|05-31-2007, 10:30 PM||#2|
Join Date: May 2001
Guns can be made to run with either, I think it was originally a cost cutting issue as it is cheaper and easier to get good results from a design with larger tolerances and less skilled hand fitting labor.So your odds of the average ramped barrel 1911 running 100% are greater than a non ramped. Sorta alla Kimber external extractor. No one would buy it if they didnt come out with It's better ! but actually was nothing more than a cost cutting measure. Ramped barrels do allow greater pressure so if your pushing the envelope or running an allready high pressure round the advantage is worth while. If I was looking at any but a .45 1911 I would choose a ramped barrel.
|06-01-2007, 06:05 PM||#3|
Join Date: Dec 2001
Ramped barrel ?
Sorry, but got to disagree. Almost all the top pistolsmiths will tell you that a single stack 1911 in .45 runs better withe the standard configuration. Check with Novak's, Hilton Yam, and others.
The angle of the one-piece ramp is steeper than the standard configuration, and actually gives more problems feeding. The one-piece ramp was developed when the IPSC crowd began pushing the .38 Super hotter and hotter to make major. It provided better support of the case head. The .45 acp cartridge is much lower pressure and doesn't need the help.
The newer, much shorter guns use bushing-less, ramped barrels because the relationship between the barrel, slide and frame is very different than the 5" 1911.
Some people look at the one-piece ramp as a solution so they can use JHP ammo in aluminum frame guns, like the LW Commander. Now that companies like EGW make a steel frame feed ramp insert (the place that gets chewed up in the frame from JHP ammo), this looks to be the better solution.

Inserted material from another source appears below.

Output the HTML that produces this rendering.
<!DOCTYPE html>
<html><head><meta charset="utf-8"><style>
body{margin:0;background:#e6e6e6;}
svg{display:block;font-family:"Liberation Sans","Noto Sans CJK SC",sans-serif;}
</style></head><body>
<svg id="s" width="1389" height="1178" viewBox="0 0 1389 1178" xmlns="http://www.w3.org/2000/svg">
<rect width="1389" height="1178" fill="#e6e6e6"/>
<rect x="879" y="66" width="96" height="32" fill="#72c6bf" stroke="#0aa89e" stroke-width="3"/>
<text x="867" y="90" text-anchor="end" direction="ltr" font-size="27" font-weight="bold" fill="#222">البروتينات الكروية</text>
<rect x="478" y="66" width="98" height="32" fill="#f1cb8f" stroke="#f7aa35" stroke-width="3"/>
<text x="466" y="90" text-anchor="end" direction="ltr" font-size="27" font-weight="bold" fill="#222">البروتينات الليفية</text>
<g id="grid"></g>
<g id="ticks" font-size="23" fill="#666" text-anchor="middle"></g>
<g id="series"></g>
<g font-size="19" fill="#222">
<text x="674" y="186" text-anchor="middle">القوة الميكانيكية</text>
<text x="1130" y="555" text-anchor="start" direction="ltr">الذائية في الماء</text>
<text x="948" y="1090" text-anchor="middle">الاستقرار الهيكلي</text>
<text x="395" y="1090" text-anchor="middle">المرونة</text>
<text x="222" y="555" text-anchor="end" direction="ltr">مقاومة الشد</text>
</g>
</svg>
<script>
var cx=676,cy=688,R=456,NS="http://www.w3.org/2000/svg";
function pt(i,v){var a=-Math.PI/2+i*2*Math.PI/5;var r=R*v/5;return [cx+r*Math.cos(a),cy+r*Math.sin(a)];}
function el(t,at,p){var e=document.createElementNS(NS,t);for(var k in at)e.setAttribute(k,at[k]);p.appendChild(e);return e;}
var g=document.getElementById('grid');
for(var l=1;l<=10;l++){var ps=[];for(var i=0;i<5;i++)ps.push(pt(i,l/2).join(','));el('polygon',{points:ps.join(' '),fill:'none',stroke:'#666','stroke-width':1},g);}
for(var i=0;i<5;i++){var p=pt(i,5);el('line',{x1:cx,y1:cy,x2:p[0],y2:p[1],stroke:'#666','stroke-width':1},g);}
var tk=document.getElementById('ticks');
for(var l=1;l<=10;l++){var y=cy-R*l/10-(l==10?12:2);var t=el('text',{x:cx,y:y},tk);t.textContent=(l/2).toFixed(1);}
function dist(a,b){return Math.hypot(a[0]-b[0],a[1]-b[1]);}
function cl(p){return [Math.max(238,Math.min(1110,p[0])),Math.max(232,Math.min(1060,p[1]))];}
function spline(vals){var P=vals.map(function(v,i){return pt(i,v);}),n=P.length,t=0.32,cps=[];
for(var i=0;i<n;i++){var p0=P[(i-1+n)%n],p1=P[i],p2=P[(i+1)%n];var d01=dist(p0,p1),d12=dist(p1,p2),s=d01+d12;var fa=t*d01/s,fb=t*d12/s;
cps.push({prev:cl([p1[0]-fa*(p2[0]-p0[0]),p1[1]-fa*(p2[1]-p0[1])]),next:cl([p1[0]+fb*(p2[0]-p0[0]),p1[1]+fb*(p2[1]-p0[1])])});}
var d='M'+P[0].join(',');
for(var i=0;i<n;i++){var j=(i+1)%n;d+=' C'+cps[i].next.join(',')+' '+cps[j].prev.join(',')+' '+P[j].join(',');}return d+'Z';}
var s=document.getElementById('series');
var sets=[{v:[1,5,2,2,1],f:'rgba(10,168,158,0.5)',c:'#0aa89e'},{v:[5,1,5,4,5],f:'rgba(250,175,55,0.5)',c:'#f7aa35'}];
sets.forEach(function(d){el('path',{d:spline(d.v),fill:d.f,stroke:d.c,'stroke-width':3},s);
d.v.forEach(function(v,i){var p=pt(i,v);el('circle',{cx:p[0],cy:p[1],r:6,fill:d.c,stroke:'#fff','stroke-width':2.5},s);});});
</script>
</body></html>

|06-02-2007, 03:30 AM||#4|
Join Date: Apr 2001
My gunsmith agrees with Boothman's even if he doesn't get his work in the gunzines. Only moreso, he sees no use for an integral ramp in any calibre of 1911 derivative. He has one IPSC Grand Master customer who says he has seen more case head ruptures with integral ramp "fully supported" barrels than standard in .38 Super Major.
I have a couple of guns that came with integral ramp barrels, 9mm Springfields with aluminum frames; and they work a lot better with the ramps recontoured closer to the real 1911 angle. It hasn't reduced case support enough to blow or even bulge brass with standard loads. And I don't overload them, they are IDPA and concealed carry guns, so SAAMI is good enough.
|06-02-2007, 09:49 AM||#5|
Join Date: May 2001
Of course a gunsmith will tell you standard is better, Their lively hood is based on consumers buying guns that don't work and then being perfectly happy to pay a third party for a reliability job on something that should do that to begin with, You wouldnt do that with a new TV but 1911 buyers do it all the time. Not sure what part you were disagreeing with. Either can run well , just takes a little more precision fitting on a nonramped, as the barrel to frame fit has to be either hand fit or machined to very tight tolerances which translates into money, a manufacturer can get the same results alot cheaper by machining the barrel and ramp in one peice and making the frames with looser tolerances which is much cheaper. Not alot to do with better just cheaper. Your "more ruptured cases in ramped barrels statement" is another example of facts presented in a misleading manner. There will obviously be more ruptured cases in ramped 38 barrels because you have to look long and hard to find anyone running major pf in a nonramped barrel, combined with nearly all Major 38 supers shooting reloaded brass.
|06-03-2007, 06:26 AM||#6|
Join Date: Nov 2003
Location: Maurepas, LA
Would anyone like to run some 9 mm major loads through a non-ramped 1911? Probably not, if you have been around one being shot. Come to think of it, I don't want to shoot one anyway.
I have heard the arguments over and over on ramped versus non-ramped barrels. I own both and can't tell the difference in reliability. I just know it I were pushing the envelope I would prefer a ramped barrel for the extra support.
Look at the brass from a Glock .40S&W. I use a special die to size out the guppy belly that is formed from the cartridge case not being fully supported.
9x23 is a pretty hot round and you can buy pistols with or without ramped barrels for it. So which is best?